Which brings us to Saturday’s RIC. Last year’s seminal RIC did much to heal the wounds of the Tommy Sheridan debacle. It has also served as a non-sectarian platform bringing together the traditional far left, a host of Scotland’s best-known intellectuals, the anti-Nato wing of the SNP, plus a new generation of articulate young activists who are disenchanted with the mainstream parties.

The test for RIC 2013 is twofold. First: to give this nascent political coalition a reason to transform itself into a popular movement rather than a debating society. Second: to forge a programme that is effective rather than ideologically pure.

The problem is that the anti-capitalist left in Scotland is still engagingly utopian. I do not mean that as an epithet. A small nation of five million people cannot build socialism in one country in a capitalist world of 6 billion – or you get the chaos that is Venezuela.
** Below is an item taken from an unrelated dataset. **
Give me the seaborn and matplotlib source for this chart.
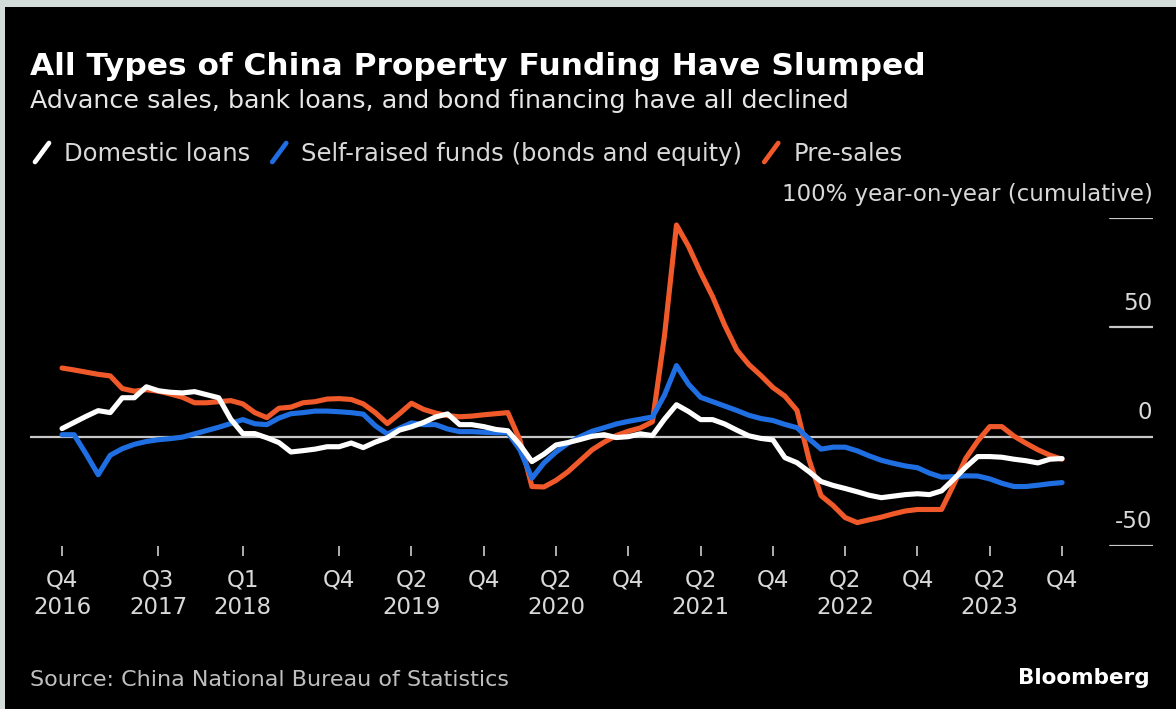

The question RIC needs to face up to is: how do you meaningfully transform Scottish society within the economic boundaries imposed by global capitalism? Saturday’s conference will be tempted to avoid that tough choice.

Instead, the left needs a new approach. Here are my suggestions:

•  A break on the runaway capitalist growth machine can only succeed at a global level. That implies a new strategy of reforming global institutions or creating new ones. For starters, independent Scotland should use its newfound freedom to revive the idea of a “Europe of the Nations and Regions” – a project killed off in the 1990s by the big European powers.

l Demanding ideological perfection is always the enemy of real change. Here I’m not advocating piecemeal reform – I’m advocating experimentation, and the bolder the better. For instance, instead of thinking we can de-carbonise the Scottish economy quickly or cheaply, let’s experiment. Why not create a whole town (or major suburb) that is completely de-carbonised and self-sufficient. That is doable financially and in short order. It would be a beacon of innovation.

•  Let’s democratise where we can, starting by transferring as much power from Holyrood to our municipalities. Towns and cities are better at solving problems than national governments. The problem in Scotland is not too many local councils, but too few.

•  Finally, challenging capitalism is fundamentally about challenging the ownership and investment pattern of capital. That’s why an independent Scottish state must own a sizeable investment bank and possess its own national currency, if it is to have any freedom of action.

RIC is the wild card in next year’s referendum. If the anti-austerity left can convince Scotland’s young people that independence means genuine change, all political bets are off. But can the left leave its comfort zone of being in eternal opposition, and actually seek power?